AT what point in the recent election cycle did the voters decide to vote against the Aquino-endorsed candidate with finality? Meaning, the firming up of the decision to reject the Aquino clone and put a stop to another six years of Aquinomics and the like?
My take is this. When the Bureau of Customs did the insane thing of inspecting balikbayan boxes with an eye to imposing a levy. I think it was at that point that the Filipinos transitioned from doubters to outright rejectionists. Then said “Enough.”
Take note of the following.
The candidates most identified as the anti-Aquino—Mr. Duterte and Mr. Marcos—won the overseas voting. That sector is the country’s de facto middle class, the voting segment that is supposed to vote wisely and with much discernment. That is the same sector exposed to cosmopolitan views and serious political discourse. Aspirational is the term that can apply to Filipino working and living overseas. As such, they were supposed to identify more with Mr. Roxas’ promise of growth and prosperity than with Mr. Duterte’s “kill the criminals” meme.
Yet, they junked Mr. Roxas and voted for the team that represented the anti-thesis to Mr. Roxas. The team is now called by overseas voters as the ALL-DUB, All for Duterte and Bongbong. And many admit the plan of the Aquino-Roxas government to inspect and tax the boxes that they have been sending to their families back home from the time Ka Blas Ople institutionalized overseas employment was what made them turn their backs on the administration candidate.
If that government were really great and cognizant of the toil of the OFWs, it can’t be wrapped up in too much callousness, they argued. That overseas outrage then spilled over into the vote-rich areas where the OFW families have been concentrated from time immemorial. Woe to the Aquino-Roxas Bros.
If you map the country, this geographical fact stands out. The bulk of the balikbayan boxes sent in from overseas (whether the boxes are from North America or the Middle East) goes to three areas: Metro Manila, Southern Tagalog and Central Luzon. In a presidential contest, you can afford to lose in all areas of the country except these three. These are the areas with the biggest number of voters and they are also the Axis of the OFWs.
Mr. Roxas lost in all of the three major balikbayan box destinations—and lost the elections.
Before the insane idea to inspect and impose duties on balikbayan boxes was conceived, the feeling that the Aquino government was not really concerned about the plight and travails of the ordinary citizens was widely shared.
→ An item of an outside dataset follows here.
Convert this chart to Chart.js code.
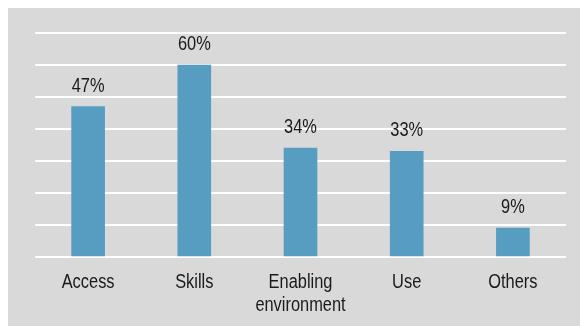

The callousness toward ordinary lives—the underclass, the middle class and whatever was not in the Top 1 percent—was somehow obscured by the incessant chorus from Big Media and so-called civil society about the supposed strides on the economic front and the successes against official corruption. But the anger and alienation was real. It just needed one triggering mechanism to set it off.
What the assault on the balikbayan box did was to elevate that simmering anger into a boiling point, which then exploded in the form of OFW outrage on social media. Even on mainstream media, the opposition was unanimous. I wrote a column “The regime’s inexorable march to idiocy” after the assault on the balikbayan boxes.
The assault on the beloved boxes was not a tactical blunder, an outlier move on the part of the Aquino administration that triggered widespread public revulsion. It did not deviate from the firm policy of shafting the sectors below the Top 1 percent and placing the burdens of taxes and levies on them. A token reduction of tax rates on the wage earners was unacceptable. Granting the Top 1 percent the exclusive rights to bid on the P1.4 trillion PPP projects, and get all the breaks from this exclusivity, is ideal policy.
Those charged with tax evasion were really the SMEs, and those investors in tough-luck areas where investments never come. Pawnshop owners, even those tooling around in Lamborghinis are not part of the 1 percent. They are just small-time millionaires with showboating characters. The Top 1 percent, and not the middle-class far, far below the 1 percent, are the big-time tax evaders. Yet, no one has been hauled to the courts to face charges.
Lies and deception, according to the Bard, end up badly. Six years of bludgeoning and shafting the underclass and the middle class did not end well for the Aquino administration and its grand idea of political succession. As voters went to the polls the basic acts of cruelty, such as the planned inspection and levy on balikbayan boxes, were well remembered.
Mr. Roxas lost in the Axis of the OFW power. He lost the presidential elections.